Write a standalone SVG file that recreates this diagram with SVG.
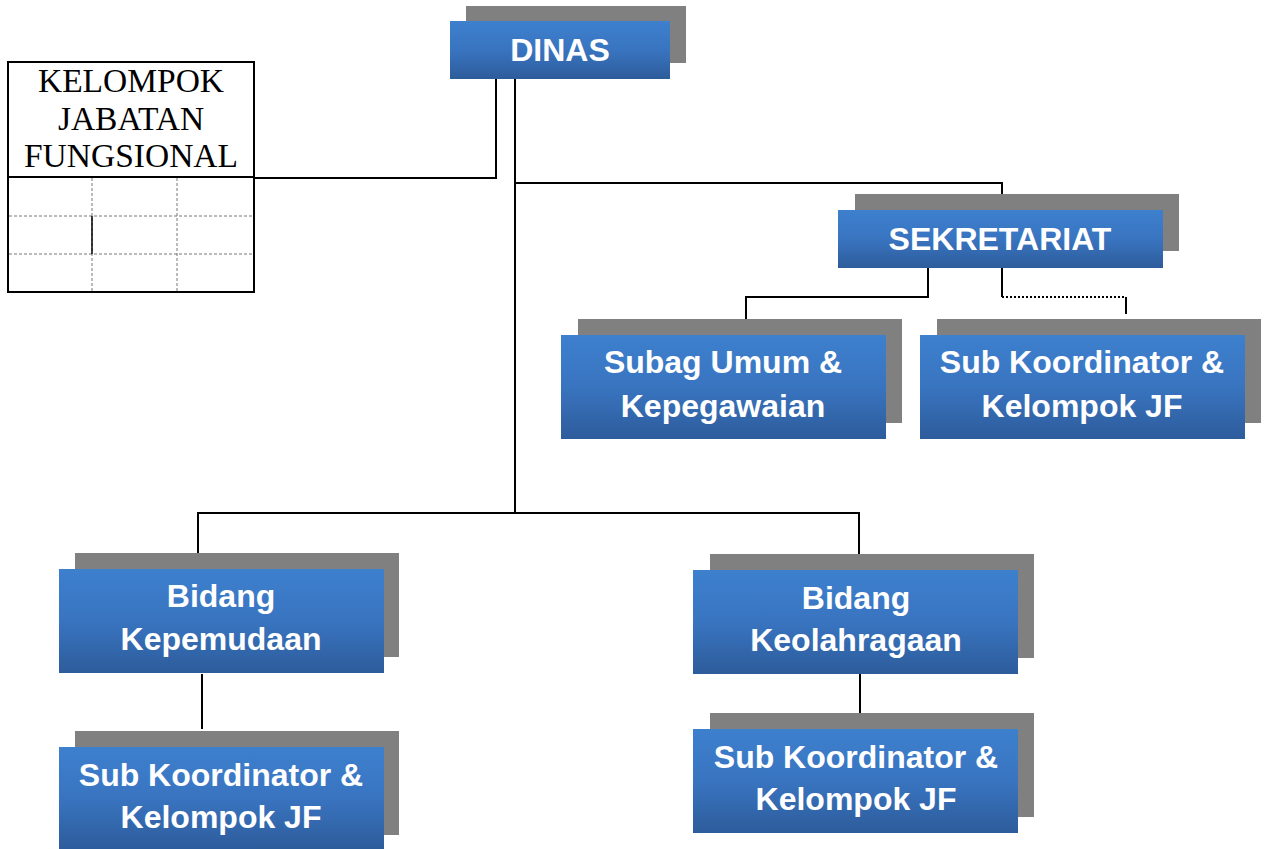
<svg xmlns="http://www.w3.org/2000/svg" width="1264" height="849" viewBox="0 0 1264 849">
<defs>
<linearGradient id="blue" x1="0" y1="0" x2="0" y2="1">
<stop offset="0" stop-color="#3d80ce"/>
<stop offset="0.5" stop-color="#3974c0"/>
<stop offset="1" stop-color="#2d5c9b"/>
</linearGradient>
</defs>
<style>
.sh{fill:#808080}
.bx{fill:url(#blue)}
.t{font-family:"Liberation Sans",Arial,sans-serif;font-weight:bold;font-size:32px;fill:#ffffff;text-anchor:middle}
.ln{stroke:#000;stroke-width:2;fill:none}
.dl{stroke:#000;stroke-width:2;fill:none;stroke-dasharray:2 2}
.grid{stroke:#777;stroke-width:1;stroke-dasharray:3 2;fill:none}
.st{font-family:"Liberation Serif","Times New Roman",serif;font-size:33.5px;fill:#000;text-anchor:middle}
</style>
<g id="connectors">
<path class="ln" d="M496 79 V178 H255"/>
<path class="ln" d="M515 79 V513"/>
<path class="ln" d="M515 183 H1002 V210"/>
<path class="ln" d="M928 268 V297 H746 V335"/>
<path class="ln" d="M1002 268 V297"/>
<path class="dl" d="M1002 297 H1126"/>
<path class="ln" d="M1126 297 V314"/>
<path class="ln" d="M198 569 V513 H859 V570"/>
<path class="ln" d="M202 674 V729"/>
<path class="ln" d="M860 674 V729"/>
</g>
<g id="kelompok-jf">
<rect x="8" y="62" width="246" height="230" fill="#fff" stroke="#000" stroke-width="2"/>
<line x1="8" y1="177" x2="254" y2="177" stroke="#000" stroke-width="2"/>
<line class="grid" x1="9" y1="216" x2="253" y2="216"/>
<line class="grid" x1="9" y1="254" x2="253" y2="254"/>
<line class="grid" x1="92" y1="178" x2="92" y2="291"/>
<line class="grid" x1="177" y1="178" x2="177" y2="291"/>
<line x1="92" y1="216" x2="92" y2="254" stroke="#000" stroke-width="1.5"/>
<text class="st" x="131" y="92">KELOMPOK</text>
<text class="st" x="131" y="130">JABATAN</text>
<text class="st" x="131" y="167">FUNGSIONAL</text>
</g>
<g id="dinas">
<rect class="sh" x="466" y="6" width="220" height="57"/>
<rect class="bx" x="450" y="21" width="220" height="58"/>
<text class="t" x="560" y="61">DINAS</text>
</g>
<g id="sekretariat">
<rect class="sh" x="855" y="194" width="324" height="57"/>
<rect class="bx" x="838" y="210" width="325" height="58"/>
<text class="t" x="1000" y="250">SEKRETARIAT</text>
</g>
<g id="subag-umum">
<rect class="sh" x="578" y="319" width="324" height="104"/>
<rect class="bx" x="561" y="335" width="325" height="104"/>
<text class="t" x="723" y="373">Subag Umum &amp;</text>
<text class="t" x="723" y="417">Kepegawaian</text>
</g>
<g id="subkoor-sekretariat">
<rect class="sh" x="937" y="319" width="324" height="104"/>
<rect class="bx" x="920" y="335" width="325" height="104"/>
<text class="t" x="1082" y="373">Sub Koordinator &amp;</text>
<text class="t" x="1082" y="417">Kelompok JF</text>
</g>
<g id="bidang-kepemudaan">
<rect class="sh" x="75" y="553" width="324" height="104"/>
<rect class="bx" x="59" y="569" width="325" height="104"/>
<text class="t" x="221" y="607">Bidang</text>
<text class="t" x="221" y="650">Kepemudaan</text>
</g>
<g id="bidang-keolahragaan">
<rect class="sh" x="710" y="554" width="324" height="104"/>
<rect class="bx" x="693" y="570" width="325" height="104"/>
<text class="t" x="856" y="609">Bidang</text>
<text class="t" x="856" y="651">Keolahragaan</text>
</g>
<g id="subkoor-kepemudaan">
<rect class="sh" x="75" y="731" width="324" height="104"/>
<rect class="bx" x="59" y="747" width="325" height="102"/>
<text class="t" x="221" y="786">Sub Koordinator &amp;</text>
<text class="t" x="221" y="828">Kelompok JF</text>
</g>
<g id="subkoor-keolahragaan">
<rect class="sh" x="710" y="713" width="324" height="104"/>
<rect class="bx" x="693" y="729" width="325" height="104"/>
<text class="t" x="856" y="768">Sub Koordinator &amp;</text>
<text class="t" x="856" y="810">Kelompok JF</text>
</g>
</svg>
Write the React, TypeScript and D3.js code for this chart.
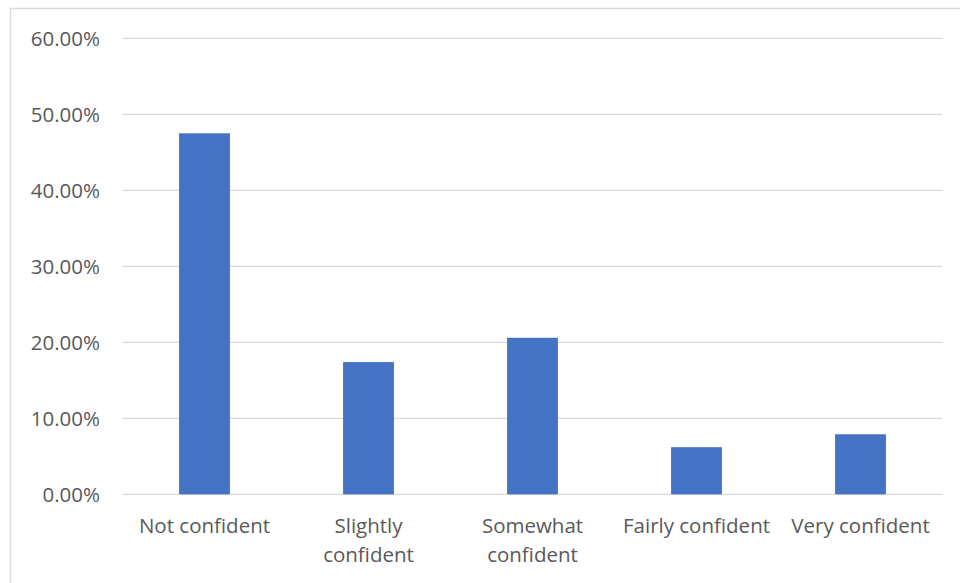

+++

- _STATED EXERCISE_: Every entry must be written out exactly, with all pictures left out.

- _REPLY_:
Write a standalone SVG file that recreates this diagram with SVG.
<svg xmlns="http://www.w3.org/2000/svg" width="1264" height="849" viewBox="0 0 1264 849">
<defs>
<linearGradient id="blue" x1="0" y1="0" x2="0" y2="1">
<stop offset="0" stop-color="#3d80ce"/>
<stop offset="0.5" stop-color="#3974c0"/>
<stop offset="1" stop-color="#2d5c9b"/>
</linearGradient>
</defs>
<style>
.sh{fill:#808080}
.bx{fill:url(#blue)}
.t{font-family:"Liberation Sans",Arial,sans-serif;font-weight:bold;font-size:32px;fill:#ffffff;text-anchor:middle}
.ln{stroke:#000;stroke-width:2;fill:none}
.dl{stroke:#000;stroke-width:2;fill:none;stroke-dasharray:2 2}
.grid{stroke:#777;stroke-width:1;stroke-dasharray:3 2;fill:none}
.st{font-family:"Liberation Serif","Times New Roman",serif;font-size:33.5px;fill:#000;text-anchor:middle}
</style>
<g id="connectors">
<path class="ln" d="M496 79 V178 H255"/>
<path class="ln" d="M515 79 V513"/>
<path class="ln" d="M515 183 H1002 V210"/>
<path class="ln" d="M928 268 V297 H746 V335"/>
<path class="ln" d="M1002 268 V297"/>
<path class="dl" d="M1002 297 H1126"/>
<path class="ln" d="M1126 297 V314"/>
<path class="ln" d="M198 569 V513 H859 V570"/>
<path class="ln" d="M202 674 V729"/>
<path class="ln" d="M860 674 V729"/>
</g>
<g id="kelompok-jf">
<rect x="8" y="62" width="246" height="230" fill="#fff" stroke="#000" stroke-width="2"/>
<line x1="8" y1="177" x2="254" y2="177" stroke="#000" stroke-width="2"/>
<line class="grid" x1="9" y1="216" x2="253" y2="216"/>
<line class="grid" x1="9" y1="254" x2="253" y2="254"/>
<line class="grid" x1="92" y1="178" x2="92" y2="291"/>
<line class="grid" x1="177" y1="178" x2="177" y2="291"/>
<line x1="92" y1="216" x2="92" y2="254" stroke="#000" stroke-width="1.5"/>
<text class="st" x="131" y="92">KELOMPOK</text>
<text class="st" x="131" y="130">JABATAN</text>
<text class="st" x="131" y="167">FUNGSIONAL</text>
</g>
<g id="dinas">
<rect class="sh" x="466" y="6" width="220" height="57"/>
<rect class="bx" x="450" y="21" width="220" height="58"/>
<text class="t" x="560" y="61">DINAS</text>
</g>
<g id="sekretariat">
<rect class="sh" x="855" y="194" width="324" height="57"/>
<rect class="bx" x="838" y="210" width="325" height="58"/>
<text class="t" x="1000" y="250">SEKRETARIAT</text>
</g>
<g id="subag-umum">
<rect class="sh" x="578" y="319" width="324" height="104"/>
<rect class="bx" x="561" y="335" width="325" height="104"/>
<text class="t" x="723" y="373">Subag Umum &amp;</text>
<text class="t" x="723" y="417">Kepegawaian</text>
</g>
<g id="subkoor-sekretariat">
<rect class="sh" x="937" y="319" width="324" height="104"/>
<rect class="bx" x="920" y="335" width="325" height="104"/>
<text class="t" x="1082" y="373">Sub Koordinator &amp;</text>
<text class="t" x="1082" y="417">Kelompok JF</text>
</g>
<g id="bidang-kepemudaan">
<rect class="sh" x="75" y="553" width="324" height="104"/>
<rect class="bx" x="59" y="569" width="325" height="104"/>
<text class="t" x="221" y="607">Bidang</text>
<text class="t" x="221" y="650">Kepemudaan</text>
</g>
<g id="bidang-keolahragaan">
<rect class="sh" x="710" y="554" width="324" height="104"/>
<rect class="bx" x="693" y="570" width="325" height="104"/>
<text class="t" x="856" y="609">Bidang</text>
<text class="t" x="856" y="651">Keolahragaan</text>
</g>
<g id="subkoor-kepemudaan">
<rect class="sh" x="75" y="731" width="324" height="104"/>
<rect class="bx" x="59" y="747" width="325" height="102"/>
<text class="t" x="221" y="786">Sub Koordinator &amp;</text>
<text class="t" x="221" y="828">Kelompok JF</text>
</g>
<g id="subkoor-keolahragaan">
<rect class="sh" x="710" y="713" width="324" height="104"/>
<rect class="bx" x="693" y="729" width="325" height="104"/>
<text class="t" x="856" y="768">Sub Koordinator &amp;</text>
<text class="t" x="856" y="810">Kelompok JF</text>
</g>
</svg>
Write the React, TypeScript and D3.js code for this chart.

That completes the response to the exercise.